O Ministério da Saúde publicou no Diário Oficial da União no dia 15 de outubro as resoluções que criam a estrutura para o funcionamento da Agência para o Desenvolvimento da Atenção Primária (Adaps). A agência, prevista na medida provisória que criou o programa Médicos pelo Brasil, aprovada no final de 2019 para substituir o Mais Médicos, e posteriormente instituída pelo decreto 10.283, de março de 2020, deve ficar responsável pela operacionalização do Médicos pelo Brasil, além de atuar em outras frentes, como a organização da prestação de serviços da Atenção Primária no âmbito do Sistema Único de Saúde (SUS), a incorporação de tecnologias assistenciais e de gestão e também promover a programas de qualificação profissional na Atenção Primária.

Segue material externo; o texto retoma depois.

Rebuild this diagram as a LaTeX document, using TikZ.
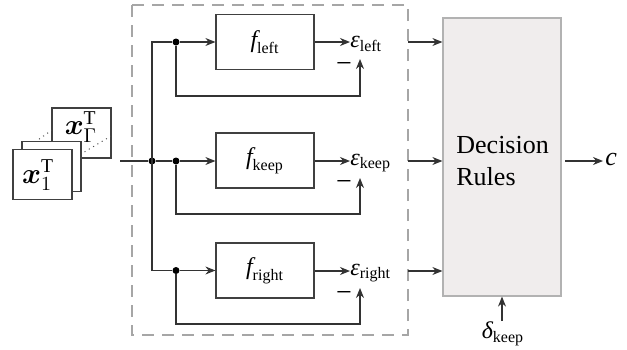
\documentclass[tikz,border=0pt]{standalone}
\usepackage{amsmath,amssymb,bm}
\usepackage{fontspec}
\setmainfont{Liberation Serif}
\usetikzlibrary{arrows.meta,calc}
\newcommand{\ff}{\text{\itshape f}}
\newcommand{\ee}{\text{\itshape ε}}
\definecolor{drfill}{RGB}{240,237,237}
\definecolor{drline}{RGB}{178,178,178}
\begin{document}
\begin{tikzpicture}[x=0.5pt,y=-0.5pt,
  every node/.style={font=\fontsize{12}{14}\selectfont},
  fbox/.style={draw=black!75,line width=0.6pt,minimum width=49pt,minimum height=27.5pt,inner sep=0pt},
  stackbox/.style={draw=black!75,fill=white,line width=0.6pt,minimum width=29.5pt,minimum height=25pt,inner sep=0pt},
  stacklbl/.style={inner sep=0pt,font=\fontsize{14}{16}\selectfont},
  wire/.style={draw=black!80,line width=0.6pt},
  arr/.style={wire,-{Stealth[length=5pt,width=4pt]}},
  dot/.style={circle,fill=black,inner sep=0pt,minimum size=3.5pt},
  lbl/.style={anchor=west,inner sep=0pt},
  minus/.style={inner sep=0pt,font=\fontsize{14}{16}\selectfont}]
\useasboundingbox (0,0) rectangle (627,349);
% dashed frame
\draw[gray!70,dashed,dash pattern=on 6pt off 4pt,line width=0.6pt] (132,5) rectangle (408,335);
% input stack
\node[stackbox] (sG) at (81.5,133) {};
\node[stacklbl] (xG) at (81,127) {$\bm{x}^{\mathrm{T}}_{\Gamma}$};
\draw[black!70,dotted,line width=0.5pt] (35,142) -- (52,130);
\draw[black!70,dotted,line width=0.5pt] (76,157) -- (111,136);
\node[stackbox] (sM) at (51.5,166.5) {};
\node[stackbox] (s1) at (42.5,174.5) {};
\node[stacklbl] (x1) at (38,175) {$\bm{x}^{\mathrm{T}}_{1}$};
\coordinate (in) at (120,161);
% function boxes
\node[fbox] (fL) at (265,42) {$\ff_{\text{left}}$};
\node[fbox] (fK) at (265,160.5) {$\ff_{\text{keep}}$};
\node[fbox] (fR) at (265,270.5) {$\ff_{\text{right}}$};
% junctions
\node[dot] (j0) at (152,161) {};
\node[dot] (jL) at (176,42) {};
\node[dot] (jK) at (176,161) {};
\node[dot] (jR) at (176,270.5) {};
\draw[wire] (in) -- (j0);
\draw[wire] (jL) -| (152,270.5) -- (jR);
\draw[wire] (j0) -- (jK);
\draw[arr] (jL) -- (fL);
\draw[arr] (jK) -- (fK.west |- jK);
\draw[arr] (jR) -- (fR);
% error labels
\node[lbl] (eL) at (350,44) {$\ee_{\text{left}}$};
\node[lbl] (eK) at (350,163) {$\ee_{\text{keep}}$};
\node[lbl] (eR) at (350,273) {$\ee_{\text{right}}$};
\draw[arr] (fL) -- (fL.east -| eL.west);
\draw[arr] (fK.east |- 0,161) -- (eK.west |- 0,161);
\draw[arr] (fR.east |- 0,271) -- (eR.west |- 0,271);
% feedback
\coordinate (tL) at (360,59);
\coordinate (tK) at (360,178);
\coordinate (tR) at (360,288);
\draw[arr] (jL) |- (176,96) -| (tL);
\draw[arr] (jK) |- (176,214) -| (tK);
\draw[arr] (jR) |- (176,324) -| (tR);
\node[minus] (mL) at (344,67) {−};
\node[minus] (mK) at (344,185) {−};
\node[minus] (mR) at (344,296) {−};
% decision rules
\node[draw=drline,fill=drfill,line width=0.6pt,minimum width=59pt,minimum height=139pt,inner sep=0pt] (D) at (502,157) {};
\node[anchor=west,align=left,inner sep=0pt,font=\fontsize{13}{16}\selectfont] (Dt) at (456,161) {Decision\\Rules};
\coordinate (oL) at (408,42);
\coordinate (oK) at (408,161);
\coordinate (oR) at (408,271);
\draw[arr] (oL) -- (D.west |- oL);
\draw[arr] (oK) -- (D.west |- oK);
\draw[arr] (oR) -- (D.west |- oR);
% output
\node[lbl,font=\fontsize{13}{15}\selectfont] (c) at (605,159) {\textit{c}};
\draw[arr] (565,161) coordinate (cs) -- (603,161);
% delta
\node[inner sep=0pt] (dk) at (503,334) {$\text{\itshape δ}_{\text{keep}}$};
\draw[arr] (502,321) coordinate (ds) -- (D.south);
\end{tikzpicture}
\end{document}
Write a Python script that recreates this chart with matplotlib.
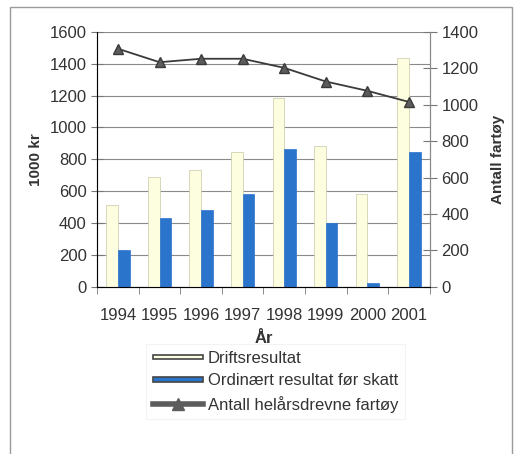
import matplotlib
matplotlib.use('Agg')
import matplotlib.pyplot as plt
from matplotlib.patches import Rectangle
from matplotlib.lines import Line2D
from matplotlib.legend_handler import HandlerPatch
import numpy as np

years = ['1994', '1995', '1996', '1997', '1998', '1999', '2000', '2001']
drift = [513, 689, 731, 844, 1185, 886, 582, 1437]
ordinaert = [230, 433, 480, 582, 867, 398, 25, 844]
fartoy = [1307, 1233, 1252, 1252, 1202, 1127, 1076, 1015]

plt.rcParams['font.family'] = ['Liberation Sans', 'DejaVu Sans']

fig = plt.figure(figsize=(5.28, 4.54), dpi=100)
ax = fig.add_axes([0.184, 0.368, 0.63, 0.562])

# outer frame
fig.patches.append(Rectangle((10/528, -0.05), 502/528, 1.05 - 7/454, transform=fig.transFigure,
                             fill=False, edgecolor='#9a9a9a', linewidth=1.0))

x = np.arange(len(years))
w = 0.28
ax.bar(x - w/2, drift, w, color='#fdfde0', edgecolor='#c8c8a8', linewidth=0.5, zorder=3)
ax.bar(x + w/2, ordinaert, w, color='#2a74cc', edgecolor='#2a74cc', linewidth=0.5, zorder=3)

ax.set_ylim(0, 1600)
ax.set_xlim(-0.5, len(years) - 0.5)
ax.set_yticks(range(0, 1601, 200))
ax.yaxis.grid(True, color='#8a8a8a', linewidth=0.8, zorder=0)
ax.set_xticks(x)
ax.set_xticklabels(years, fontsize=12, color='#333333')
ax.set_xticks(np.arange(-0.5, len(years)), minor=True)
ax.tick_params(axis='x', which='major', length=0, pad=15)
ax.tick_params(axis='x', which='minor', length=5, color='#777777')
ax.tick_params(axis='y', labelsize=12, labelcolor='#333333', color='#777777', direction='inout', length=8)
for s in ['top']:
    ax.spines[s].set_visible(False)
for s in ['left', 'bottom', 'right']:
    ax.spines[s].set_color('#8a8a8a')
ax.set_ylabel('1000 kr', fontsize=11, fontweight='bold', color='#333333', labelpad=5)
ax.set_xlabel('År', fontsize=12, fontweight='bold', color='#333333', labelpad=6)

ax2 = ax.twinx()
ax2.plot(x, fartoy, color='#3a3a3a', linewidth=1.3, marker='^', markersize=7,
         markerfacecolor='#5c5c5c', markeredgecolor='#3a3a3a', zorder=5)
ax2.set_ylim(0, 1400)
ax2.set_yticks(range(0, 1401, 200))
ax2.tick_params(axis='y', labelsize=12, labelcolor='#333333', color='#777777', direction='inout', length=10)
ax2.spines['top'].set_visible(False)
ax2.spines['right'].set_color('#8a8a8a')
ax2.set_ylabel('Antall fartøy', fontsize=11, fontweight='bold', color='#333333', labelpad=9)


def thin_rect(legend, orig_handle, xdescent, ydescent, width, height, fontsize):
    return Rectangle((-xdescent, -ydescent + height * 0.3), width, height * 0.4)


h1 = Rectangle((0, 0), 1, 1, facecolor='#fdfde0', edgecolor='#444444', linewidth=1.2)
h2 = Rectangle((0, 0), 1, 1, facecolor='#2a74cc', edgecolor='#444444', linewidth=1.2)
h3 = Line2D([], [], color='#5c5c5c', linewidth=4, marker='^', markersize=8,
            markerfacecolor='#5c5c5c', markeredgecolor='#5c5c5c')
leg = fig.legend([h1, h2, h3], ['Driftsresultat', 'Ordinært resultat før skatt', 'Antall helårsdrevne fartøy'],
                 loc='upper left', bbox_to_anchor=(146/528, 1 - 344/454),
                 fontsize=12, handlelength=3.0, handletextpad=0.3, labelspacing=0.45,
                 borderpad=0.4, borderaxespad=0, fancybox=False,
                 handler_map={Rectangle: HandlerPatch(patch_func=thin_rect)})
leg.get_frame().set_edgecolor('#f0f0f0')
leg.get_frame().set_linewidth(0.8)
for t in leg.get_texts():
    t.set_color('#333333')

plt.savefig('out.png', dpi=100)
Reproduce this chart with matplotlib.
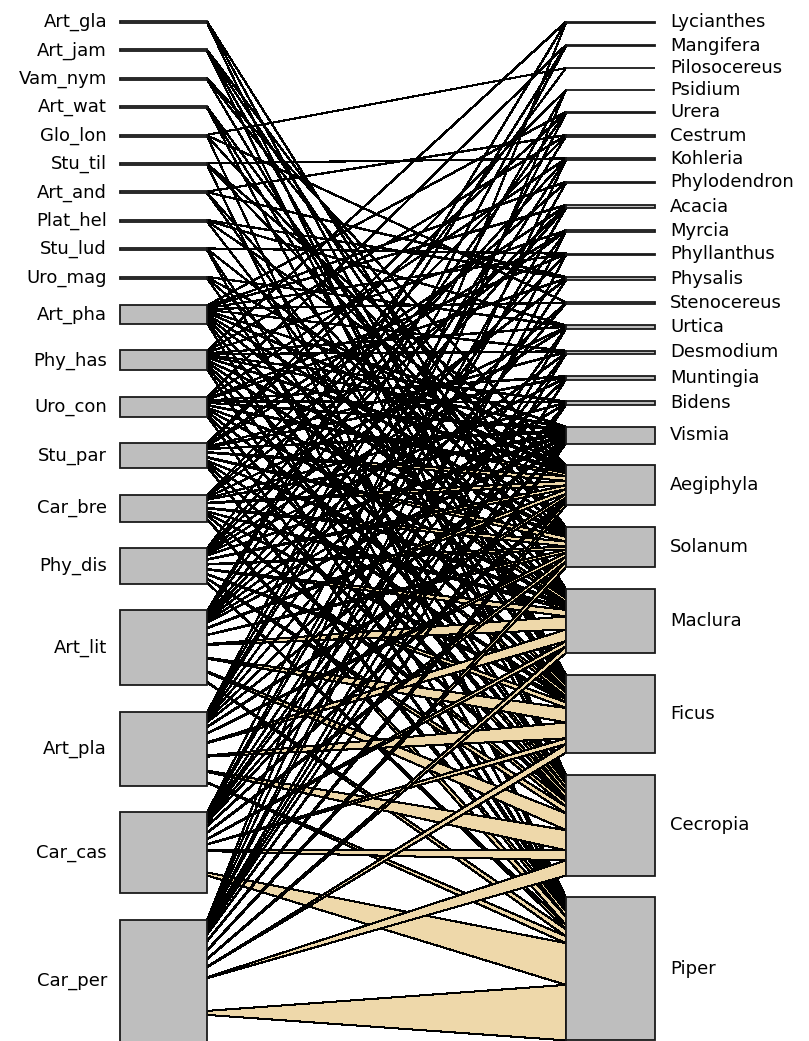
# bipartite bat-plant web, drawn like bipartite::plotweb
import matplotlib
matplotlib.use('Agg')
import matplotlib.pyplot as plt
from matplotlib.patches import Rectangle, Polygon
import numpy as np

# bats (left level) and their box sizes
bats = ['Art_gla', 'Art_jam', 'Vam_nym', 'Art_wat', 'Glo_lon', 'Stu_til', 'Art_and',
        'Plat_hel', 'Stu_lud', 'Uro_mag', 'Art_pha', 'Phy_has', 'Uro_con', 'Stu_par',
        'Car_bre', 'Phy_dis', 'Art_lit', 'Art_pla', 'Car_cas', 'Car_per']
bat_size = [2, 2, 2, 2, 2, 2, 2, 2, 2, 2, 19, 20, 20, 25, 27, 36, 75, 74, 81, 122]

# plants (right level) and their box sizes
plants = ['Lycianthes', 'Mangifera', 'Pilosocereus', 'Psidium', 'Urera', 'Cestrum',
          'Kohleria', 'Phylodendron', 'Acacia', 'Myrcia', 'Phyllanthus', 'Physalis',
          'Stenocereus', 'Urtica', 'Desmodium', 'Muntingia', 'Bidens', 'Vismia',
          'Aegiphyla', 'Solanum', 'Maclura', 'Ficus', 'Cecropia', 'Piper']
plant_size = [1.5, 1.5, 0, 0, 1.5, 1.5, 1.5, 1.5, 3.5, 1.5, 1.5, 3.5,
              1.5, 3.5, 3.5, 3.5, 3.5, 17, 40, 40, 64, 78, 101, 143]

# interaction counts, rows = bats, cols = plants (order as above)
web = np.array([
    # Ly Ma Pi Ps Ur Ce Ko Ph Ac My Py Pa St Ut De Mu Bi Vi Ae So Mc Fi Cc Pp
    [0, 0, 0, 0, 0, 0, 0, 0, 0, 0, 0, 0, 0, 0, 0, 0, 0, 0, 0, 0, 1, 1, 1, 0],    # Art_gla
    [0, 0, 0, 0, 0, 0, 0, 0, 0, 0, 0, 0, 0, 0, 0, 0, 0, 0, 0, 1, 1, 2, 1, 0],    # Art_jam
    [0, 0, 0, 0, 0, 0, 0, 0, 0, 0, 0, 0, 0, 0, 0, 0, 0, 0, 1, 1, 0, 1, 0, 0],    # Vam_nym
    [0, 0, 0, 0, 0, 0, 0, 0, 0, 0, 0, 0, 0, 0, 0, 0, 0, 0, 0, 0, 1, 1, 1, 0],    # Art_wat
    [0, 0, 1, 0, 0, 0, 0, 0, 0, 0, 0, 0, 1, 0, 0, 0, 0, 0, 0, 1, 0, 0, 0, 1],    # Glo_lon
    [0, 0, 0, 0, 0, 0, 1, 0, 0, 0, 0, 0, 0, 0, 0, 0, 0, 0, 1, 1, 0, 0, 0, 1],    # Stu_til
    [0, 0, 0, 0, 0, 1, 0, 0, 0, 0, 0, 1, 0, 0, 0, 0, 0, 0, 0, 0, 1, 1, 0, 0],    # Art_and
    [0, 0, 0, 0, 0, 0, 0, 0, 0, 0, 0, 1, 0, 1, 0, 0, 0, 0, 1, 0, 0, 1, 0, 0],    # Plat_hel
    [0, 0, 0, 0, 0, 0, 0, 0, 0, 0, 1, 0, 0, 0, 0, 0, 0, 0, 0, 1, 0, 0, 1, 1],    # Stu_lud
    [0, 0, 0, 0, 0, 0, 0, 0, 0, 0, 0, 0, 0, 1, 0, 0, 0, 0, 1, 0, 1, 0, 1, 0],    # Uro_mag
    [0, 0, 0, 0, 1, 0, 0, 1, 1, 0, 1, 0, 1, 0, 1, 0, 0, 1, 3, 2, 2, 3, 3, 2],    # Art_pha
    [1, 0, 0, 0, 0, 1, 0, 0, 0, 1, 0, 0, 0, 1, 1, 0, 1, 1, 3, 3, 3, 2, 3, 3],    # Phy_has
    [0, 1, 0, 0, 0, 0, 1, 0, 0, 0, 1, 1, 0, 0, 0, 1, 1, 2, 4, 2, 2, 3, 3, 2],    # Uro_con
    [0, 0, 0, 1, 1, 0, 0, 0, 1, 1, 0, 0, 0, 0, 1, 1, 0, 2, 6, 6, 2, 2, 2, 4],    # Stu_par
    [0, 0, 0, 0, 0, 1, 0, 1, 0, 1, 0, 0, 0, 1, 0, 0, 1, 2, 6, 6, 2, 2, 3, 6],    # Car_bre
    [0, 0, 1, 0, 0, 0, 1, 0, 1, 0, 0, 1, 0, 1, 0, 1, 0, 2, 5, 4, 5, 4, 4, 3],    # Phy_dis
    [1, 1, 0, 0, 1, 0, 0, 0, 1, 0, 1, 0, 1, 0, 1, 0, 1, 2, 6, 4, 10, 10, 10, 5], # Art_lit
    [0, 1, 0, 1, 0, 1, 1, 0, 0, 1, 0, 0, 1, 0, 0, 1, 0, 2, 5, 5, 9, 11, 12, 5],  # Art_pla
    [0, 0, 0, 0, 1, 0, 0, 1, 1, 0, 0, 1, 0, 1, 1, 0, 1, 2, 4, 6, 4, 4, 6, 30],   # Car_cas
    [1, 0, 0, 1, 0, 0, 1, 0, 0, 1, 1, 0, 0, 1, 1, 1, 1, 3, 6, 7, 5, 6, 9, 40],   # Car_per
])

# layout (pixel units)
low_x0, low_x1 = 120, 207
high_x0, high_x1 = 566, 655
gap_low, gap_high = 26.4, 21.8
start_low, start_high = 21, 21.5
k_low = 0.1  # width of a link at the bat end, per interaction

bat_size = np.array(bat_size, dtype=float)
plant_size = np.array(plant_size, dtype=float)
low_top = start_low + np.concatenate([[0], np.cumsum(bat_size[:-1] + gap_low)])
high_top = start_high + np.concatenate([[0], np.cumsum(plant_size[:-1] + gap_high)])

fig = plt.figure(figsize=(8.09, 10.41), dpi=100)
ax = fig.add_axes([0, 0, 1, 1])
ax.set_xlim(0, 809)
ax.set_ylim(1041, 0)
ax.axis('off')

rowsum = web.sum(axis=1)
colsum = web.sum(axis=0)
row_cum = np.zeros(len(bats))
col_cum = np.zeros(len(plants))

# links first, boxes on top
for i in range(len(bats)):
    for j in range(len(plants)):
        w = web[i, j]
        if w == 0:
            continue
        yc = low_top[i] + bat_size[i] * (row_cum[i] + w / 2) / rowsum[i]
        row_cum[i] += w
        yl0, yl1 = yc - w * k_low / 2, yc + w * k_low / 2
        yr0 = high_top[j] + plant_size[j] * col_cum[j] / colsum[j]
        col_cum[j] += w
        yr1 = high_top[j] + plant_size[j] * col_cum[j] / colsum[j]
        ax.add_patch(Polygon([(low_x1, yl0), (high_x0, yr0), (high_x0, yr1), (low_x1, yl1)],
                             closed=True, facecolor='#eed8aa', edgecolor='black',
                             lw=0.75, antialiased=False, zorder=1))

for i, name in enumerate(bats):
    ax.add_patch(Rectangle((low_x0, low_top[i]), low_x1 - low_x0, bat_size[i],
                           facecolor='#bebebe', edgecolor='#1a1a1a', lw=1.3, zorder=2))
    ax.text(107, low_top[i] + bat_size[i] / 2, name, ha='right', va='center',
            fontsize=13, family='DejaVu Sans')

for j, name in enumerate(plants):
    ax.add_patch(Rectangle((high_x0, high_top[j]), high_x1 - high_x0, plant_size[j],
                           facecolor='#bebebe', edgecolor='#1a1a1a', lw=1.3, zorder=2))
    ax.text(670, high_top[j] + plant_size[j] / 2, name, ha='left', va='center',
            fontsize=13, family='DejaVu Sans')

fig.savefig('out.png', dpi=100)
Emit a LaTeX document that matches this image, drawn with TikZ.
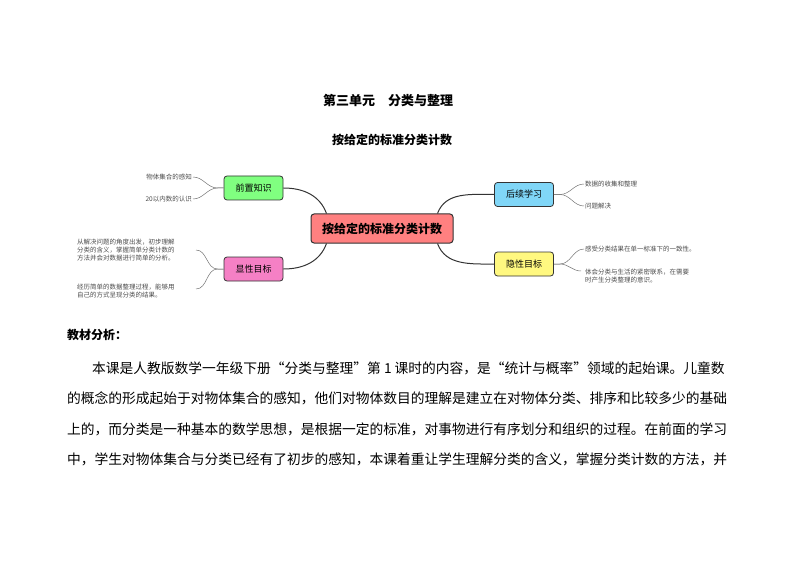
\documentclass[tikz,border=0pt]{standalone}
\usepackage{fontspec}
\setmainfont{Noto Sans CJK SC}
\usetikzlibrary{calc}
\begin{document}
\begin{tikzpicture}[x=1pt,y=-1pt,
  branch/.style={draw=black!80,line width=0.8pt,rounded corners=3pt,minimum width=59pt,minimum height=24pt,font=\fontsize{9}{10}\selectfont,inner sep=1pt},
  leaf/.style={font=\fontsize{6.5}{8}\selectfont,text=black!70,inner sep=1pt,align=left},
  main/.style={draw=black!80,line width=1pt},
  sub/.style={draw=black!55,line width=0.5pt},
  body/.style={anchor=west,inner sep=0pt,font=\fontsize{13.75}{14}\selectfont}]
\useasboundingbox (0,0) rectangle (794,561);
\node[font=\fontsize{13}{14}\selectfont\bfseries] (t1) at (388,101) {第三单元\quad 分类与整理};
\node[font=\fontsize{12}{14}\selectfont\bfseries] (t2) at (392,140) {按给定的标准分类计数};
\node[draw=black!80,line width=1pt,fill=red!50,rounded corners=3pt,minimum width=142pt,minimum height=29pt,font=\fontsize{12}{14}\selectfont\bfseries] (c) at (382,228.5) {按给定的标准分类计数};
\node[branch,fill=green!50] (pq) at (253.5,188) {前置知识};
\node[branch,fill=magenta!50] (xx) at (253.5,269) {显性目标};
\node[branch,fill=cyan!50] (hx) at (524,194.5) {后续学习};
\node[branch,fill=yellow!50] (yx) at (524,264) {隐性目标};
\coordinate (c1) at ($(c.north west)+(16,0)$);
\coordinate (c2) at ($(c.south west)+(16,0)$);
\coordinate (c3) at ($(c.north east)+(-16,0)$);
\coordinate (c4) at ($(c.south east)+(-16,0)$);
\draw[main] (pq.east) to[out=0,in=110] (c1);
\draw[main] (xx.east) to[out=0,in=-110] (c2);
\draw[main] (hx.west) to[out=180,in=70] (c3);
\draw[main] (yx.west) to[out=180,in=-70] (c4);
% left leaves
\node[leaf,anchor=east] (l1) at (193,177) {物体集合的感知};
\node[leaf,anchor=east] (l2) at (193,199) {20以内数的认识};
\node[leaf,anchor=west] (l3) at (76,250) {从解决问题的角度出发，初步理解\\分类的含义，掌握简单分类计数的\\方法并会对数据进行简单的分析。};
\node[leaf,anchor=west] (l4) at (76,291) {经历简单的数据整理过程，能够用\\自己的方式呈现分类的结果。};
\coordinate (r3) at (196,250);
\coordinate (r4) at (196,289);
\draw[sub] (pq.west) -- +(-6,0) to[out=180,in=0] (l1.east);
\draw[sub] (pq.west) -- +(-6,0) to[out=180,in=0] (l2.east);
\draw[sub] (xx.west) -- +(-6,0) to[out=180,in=0] (r3);
\draw[sub] (xx.west) -- +(-6,0) to[out=180,in=0] (r4);
% right leaves
\node[leaf,anchor=west] (r1) at (584,184) {数据的收集和整理};
\node[leaf,anchor=west] (r2) at (584,206) {问题解决};
\node[leaf,anchor=west] (r5) at (584,249) {感受分类结果在单一标准下的一致性。};
\node[leaf,anchor=west] (r6) at (584,276.5) {体会分类与生活的紧密联系，在需要\\时产生分类整理的意识。};
\coordinate (q6) at (581,271);
\draw[sub] (hx.east) -- +(6,0) to[out=0,in=180] (r1.west);
\draw[sub] (hx.east) -- +(6,0) to[out=0,in=180] (r2.west);
\draw[sub] (yx.east) -- +(6,0) to[out=0,in=180] (r5.west);
\draw[sub] (yx.east) -- +(6,0) to[out=0,in=180] (q6);
% text
\node[anchor=west,inner sep=0pt,font=\fontsize{12}{14}\selectfont\bfseries] (h) at (67,335) {教材分析：};
\node[body] (p1) at (92,368) {本课是人教版数学一年级下册“分类与整理”第 1 课时的内容，是“统计与概率”领域的起始课。儿童数};
\node[body] (p2) at (67,398.5) {的概念的形成起始于对物体集合的感知，他们对物体数目的理解是建立在对物体分类、排序和比较多少的基础};
\node[body] (p3) at (67,429) {上的，而分类是一种基本的数学思想，是根据一定的标准，对事物进行有序划分和组织的过程。在前面的学习};
\node[body] (p4) at (67,459.5) {中，学生对物体集合与分类已经有了初步的感知，本课着重让学生理解分类的含义，掌握分类计数的方法，并};
\end{tikzpicture}
\end{document}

Ao todo foram publicadas cinco resoluções, que dispõem sobre o estatuto, o regimento interno, estrutura de cargos, regulamento para licitações e contrato de gestão com o Ministério da Saúde. A Adaps vai contar com um orçamento de R$ 1,2 bilhão para 2021 e 2022, e o Ministério estima que sejam contratados até 5 mil médicos para o provimento de vagas no programa Médicos pelo Brasil.
É uma privatização de duas formas efetivamente: a gestão da APS em nível federal vai se fazer por essa entidade, essa pessoa jurídica de direito privado, e a prestação de serviços na APS também, o cuidado individual e os cuidados coletivos também podendo ser terceirizados por esta entidade por meio da compra e venda de serviços de saúde. É algo gravíssimo - Bernadete Perez
Indução à privatização da atenção primária?
Desde seu anúncio, ainda na gestão de Luiz Henrique Mandetta no Ministério da Saúde, a Adaps vem sendo foco de críticas por parte de representantes do movimento sanitário. A Agência deve se estruturar como um Serviço Social Autônomo (SSA), de natureza jurídica privada. A modalidade é geralmente associada ao chamado ‘Sistema S’, conjunto de entidades privadas paraestatais vinculadas a confederações patronais que recebem recursos públicos para prestação de serviços sociais e de formação profissional. Caso, por exemplo, do Senai, ou Serviço Nacional de Aprendizagem Industrial, e do Sesc, o Serviço Social do Comércio. No caso da saúde, essa modalidade é mais rara, mas existe, por exemplo, no caso da Rede Hospitalar Sarah Kubitschek.
Além disso, a agência tem entre suas competências a possibilidade de firmar contratos e convênios com entidades privadas, inclusive instituições de ensino, para o cumprimento de seus objetivos. O artigo 4º da resolução que estabelece o estatuto da Adaps diz inclusive que a agência pode promover a venda de produtos e serviços, “desde que intrinsecamente ligados às suas competências institucionais, sendo os resultados econômicos dessas operações revertidos em ações que atendam à sua finalidade estatutária”.
“É uma entidade jurídica de direito privado com a finalidade de promover a execução da política de Atenção Primária à Saúde. Quer dizer, extrapola e muito o que eles diziam que era o objetivo inicialmente, que era a distribuição de médicos”, alerta Bernadete Perez, professora da Universidade Federal de Pernambuco (UFPE) e vice-presidente da Associação Brasileira de Saúde Coletiva (Abrasco). ”, completa.
Ela chama atenção ainda para a composição do Conselho Deliberativo da entidade, que embora conte com um representante do Conselho Nacional de Saúde (CNS), é formado principalmente pelo governo e por entidades médicas que, segundo ela, tem atuado politicamente na defesa de “interesses privatistas e mercadológicos”, como a Associação Médica Brasileira (AMB), a Federação Nacional dos Médicos (Fenam) e o Conselho Federal de Medicina (CFM). Além de um representante de cada uma delas, o Conselho Deliberativo da Adaps é formado por seis representantes do Ministério da Saúde, um do Conselho Nacional de Secretários de Saúde (Conass), um do Conselho Nacional das Secretarias Municipais de Saúde (Conasems) e um do CNS.
Coordenadora do Programa de Saúde do Instituto Brasileiro de Defesa do Consumidor (Idec), Ana Carolina Navarrete, afirma que a publicação das resoluções vêm em um momento de avanço da agenda do setor privado da saúde no segundo semestre de 2021, como por exemplo com o reinício dos trabalhos da comissão especial da Câmara dos Deputados que discute alterações na lei 9.656/98, o Marco Legal dos Planos de Saúde. Está tudo vindo com muita força nesse segundo semestre de 2021. E a minha leitura é de que essas coisas estão interligadas, no sentido dos interesses que elas representam, interesses de estreitamento das relações público-privado na saúde”, pondera Ana Carolina.
O Ministério da Saúde não respondeu à solicitação de entrevista encaminhada pela reportagem do Portal EPSJV/Fiocruz.